The exercise:
In the records below, find each line with the word "this" and copy it.

Figure scripts:
━━━━━━━━

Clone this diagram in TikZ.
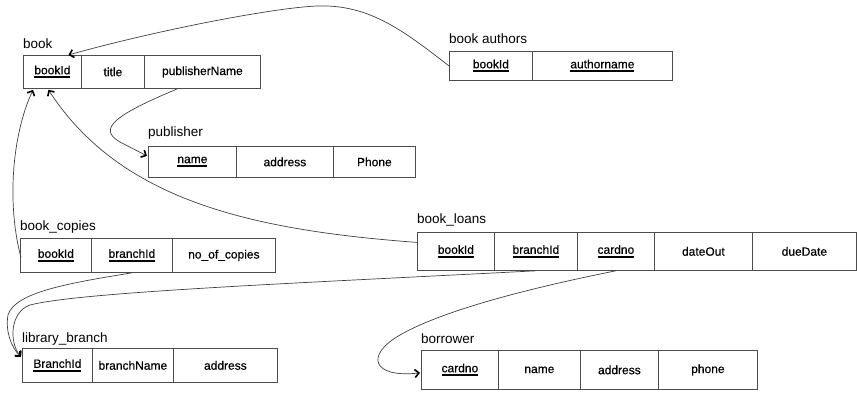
\documentclass[tikz,border=0pt]{standalone}
\usepackage{fontspec}
\setmainfont{Liberation Sans}
\newfontfamily\cellfont{Liberation Sans}[FakeBold=0.5]
\usetikzlibrary{arrows.meta,calc}
\newcommand\ukey[1]{\setbox0=\hbox{#1}\vtop{\hbox{\copy0}\kern1.8pt\hrule height 2pt width \wd0}}
\newcommand\cel[6]{\node[cell,minimum width=#4pt,minimum height=#5pt] (#1) at (#2,#3) {#6};}
\begin{document}
\begin{tikzpicture}[x=1pt,y=-1pt,
  cell/.style={draw=black!70, line width=0.8pt, anchor=north west, inner sep=0pt, font=\cellfont\fontsize{12}{14}\selectfont},
  ttl/.style={anchor=base west, inner sep=0pt, font=\fontsize{13.5}{16}\selectfont},
  conn/.style={draw=black!75, line width=0.7pt},
  arr/.style={-{Straight Barb[length=4pt,width=8pt,line width=1.6pt,color=black]}}]
\useasboundingbox (0,0) rectangle (857,397);
% book
\node[ttl] (tbk) at (23,48) {book};
\cel{bk1}{23}{55}{58}{33}{\ukey{bookId}}
\cel{bk2}{81}{55}{63}{33}{title}
\cel{bk3}{144}{55}{116}{33}{publisherName}
% book authors
\node[ttl] (tba) at (449,43) {book authors};
\cel{ba1}{449}{51}{83}{29}{\ukey{bookId}}
\cel{ba2}{532}{51}{140}{29}{\ukey{authorname}}
% publisher
\node[ttl] (tpu) at (148,136) {publisher};
\cel{pu1}{148}{146}{88}{31}{\ukey{name}}
\cel{pu2}{236}{146}{97}{31}{address}
\cel{pu3}{333}{146}{82}{31}{Phone}
% book_copies
\node[ttl] (tbc) at (20,230) {book\_copies};
\cel{bc1}{20}{238}{71}{34}{\ukey{bookId}}
\cel{bc2}{91}{238}{81}{34}{\ukey{branchId}}
\cel{bc3}{172}{238}{103}{34}{no\_of\_copies}
% book_loans
\node[ttl] (tbl) at (417,223) {book\_loans};
\cel{bl1}{417}{232}{77}{38}{\ukey{bookId}}
\cel{bl2}{494}{232}{83}{38}{\ukey{branchId}}
\cel{bl3}{577}{232}{77}{38}{\ukey{cardno}}
\cel{bl4}{654}{232}{98}{38}{dateOut}
\cel{bl5}{752}{232}{104}{38}{dueDate}
% library_branch
\node[ttl] (tlb) at (22,342) {library\_branch};
\cel{lb1}{22}{348}{70}{34}{\ukey{BranchId}}
\cel{lb2}{92}{348}{81}{34}{branchName}
\cel{lb3}{173}{348}{104}{34}{address}
% borrower
\node[ttl] (tbo) at (421,343) {borrower};
\cel{bo1}{421}{350}{77}{39}{\ukey{cardno}}
\cel{bo2}{498}{350}{82}{39}{name}
\cel{bo3}{580}{350}{78}{39}{address}
\cel{bo4}{658}{350}{99}{39}{phone}
% connectors
\coordinate (e1) at ($(bk1.north)+(16,0)$);
\draw[conn,arr] (ba1.west) .. controls (405,32) and (370,4) .. (317,6)
   .. controls (270,8) and (150,32) .. (e1);
\coordinate (e2) at ($(pu1.west)+(-1,-6)$);
\draw[conn,arr] ($(bk3.south)+(-25,0)$) .. controls (120,113) and (95,128) .. (120,142) -- (e2);
\coordinate (e3) at ($(bk1.south west)+(10,1)$);
\draw[conn,arr] ($(bc1.west)+(1,2)$) .. controls (8,210) and (10,140) .. (e3);
\coordinate (e4) at ($(bk1.south)+(-4,1)$);
\draw[conn,arr] ($(bl1.west)+(0,-9)$) .. controls (250,230) and (120,200) .. (e4);
\coordinate (e5) at ($(lb1.north west)+(-1,9)$);
\draw[conn,arr] (bc2.south) .. controls (70,283) and (15,292) .. (8,315)
   .. controls (5,332) and (12,348) .. (e5);
\draw[conn,arr] (bl2.south) .. controls (300,283) and (80,292) .. (30,305)
   .. controls (10,312) and (9,342) .. (e5);
\coordinate (e7) at ($(bo1.west)+(-1,3)$);
\draw[conn,arr] (bl3.south) .. controls (520,290) and (440,312) .. (400,335)
   .. controls (365,355) and (372,378) .. (e7);
\end{tikzpicture}
\end{document}
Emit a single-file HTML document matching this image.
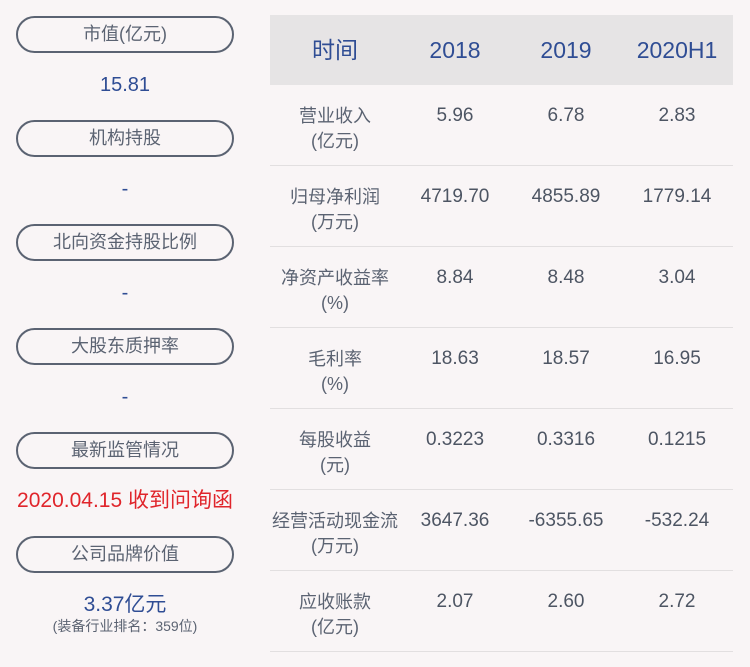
<!DOCTYPE html><html><head><meta charset="utf-8"><style>
body{margin:0;width:750px;height:667px;background:#f9f5f6;position:relative;overflow:hidden;font-family:"Liberation Sans","Noto Sans CJK SC",sans-serif}
.p{position:absolute;left:16px;width:214px;height:33px;border:2px solid #5b6372;border-radius:19px;text-align:center;line-height:33px;font-size:18px;color:#5b6372}
.v{position:absolute;left:0;width:250px;text-align:center;font-size:20px;color:#2f4d94;line-height:24px}
.t{position:absolute;text-align:center;line-height:24px}
.hd{position:absolute;left:270px;top:15px;width:463px;height:70px;background:#e6e4e5}
.h{position:absolute;top:38px;font-size:23px;color:#2f4d94;text-align:center;width:110px;line-height:24px}
.ln{position:absolute;left:270px;width:463px;height:1px;background:#e2dfe0}
.l{position:absolute;left:270px;width:130px;text-align:center;font-size:18px;color:#5b6372;line-height:25px}
.n{position:absolute;width:110px;text-align:center;font-size:19px;color:#4d5563;line-height:24px}
</style></head><body>
<div class="p" style="top:16px">市值(亿元)</div><div class="v" style="top:73px">15.81</div>
<div class="p" style="top:120px">机构持股</div><div class="v" style="top:177px">-</div>
<div class="p" style="top:224px">北向资金持股比例</div><div class="v" style="top:281px">-</div>
<div class="p" style="top:328px">大股东质押率</div><div class="v" style="top:385px">-</div>
<div class="p" style="top:432px">最新监管情况</div><div class="v" style="top:489px;color:#e0252b;font-size:21px">2020.04.15 收到问询函</div>
<div class="p" style="top:536px">公司品牌价值</div><div class="v" style="top:593px;font-size:21px">3.37亿元</div>
<div class="v" style="top:616px;font-size:14px;color:#5b6372;line-height:20px">(装备行业排名：359位)</div>
<div class="hd"></div>
<div class="h" style="left:280px">时间</div><div class="h" style="left:400px">2018</div><div class="h" style="left:511px">2019</div><div class="h" style="left:622px">2020H1</div>
<div class="ln" style="top:165px"></div><div class="ln" style="top:246px"></div><div class="ln" style="top:327px"></div><div class="ln" style="top:408px"></div><div class="ln" style="top:489px"></div><div class="ln" style="top:570px"></div><div class="ln" style="top:651px"></div>
<div class="l" style="top:104px">营业收入<br>(亿元)</div><div class="n" style="left:400px;top:104px">5.96</div><div class="n" style="left:511px;top:104px">6.78</div><div class="n" style="left:622px;top:104px">2.83</div>
<div class="l" style="top:185px">归母净利润<br>(万元)</div><div class="n" style="left:400px;top:185px">4719.70</div><div class="n" style="left:511px;top:185px">4855.89</div><div class="n" style="left:622px;top:185px">1779.14</div>
<div class="l" style="top:266px">净资产收益率<br>(%)</div><div class="n" style="left:400px;top:266px">8.84</div><div class="n" style="left:511px;top:266px">8.48</div><div class="n" style="left:622px;top:266px">3.04</div>
<div class="l" style="top:347px">毛利率<br>(%)</div><div class="n" style="left:400px;top:347px">18.63</div><div class="n" style="left:511px;top:347px">18.57</div><div class="n" style="left:622px;top:347px">16.95</div>
<div class="l" style="top:428px">每股收益<br>(元)</div><div class="n" style="left:400px;top:428px">0.3223</div><div class="n" style="left:511px;top:428px">0.3316</div><div class="n" style="left:622px;top:428px">0.1215</div>
<div class="l" style="top:509px">经营活动现金流<br>(万元)</div><div class="n" style="left:400px;top:509px">3647.36</div><div class="n" style="left:511px;top:509px">-6355.65</div><div class="n" style="left:622px;top:509px">-532.24</div>
<div class="l" style="top:590px">应收账款<br>(亿元)</div><div class="n" style="left:400px;top:590px">2.07</div><div class="n" style="left:511px;top:590px">2.60</div><div class="n" style="left:622px;top:590px">2.72</div>
</body></html>
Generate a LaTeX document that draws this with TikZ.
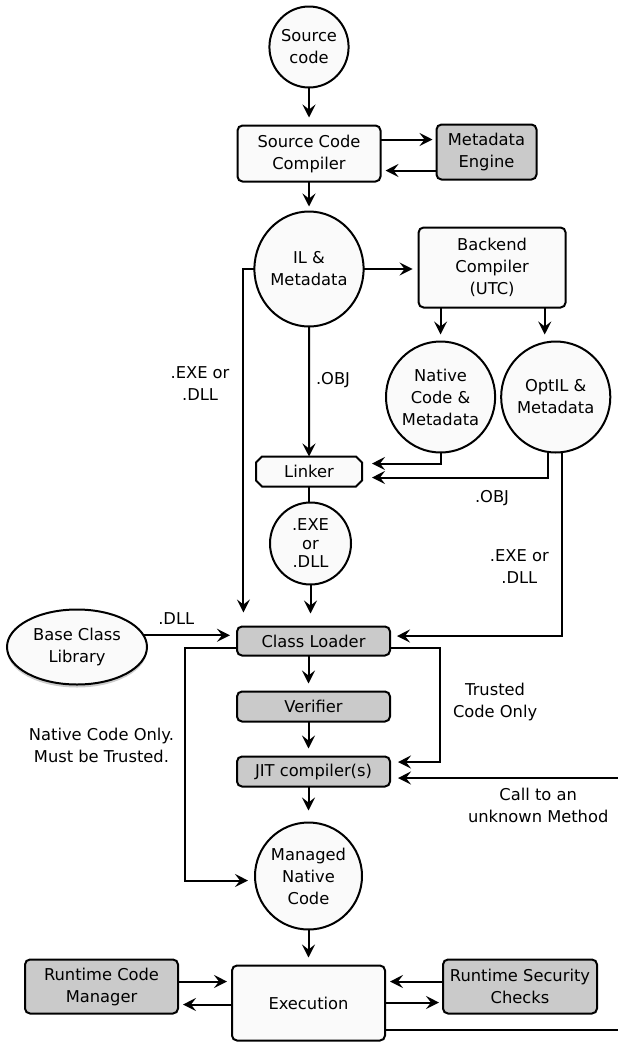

━━━━━━━━

Solution:
Clone this diagram in TikZ.
Emit a single-file HTML document matching this image.
Generate a LaTeX document that draws this with TikZ.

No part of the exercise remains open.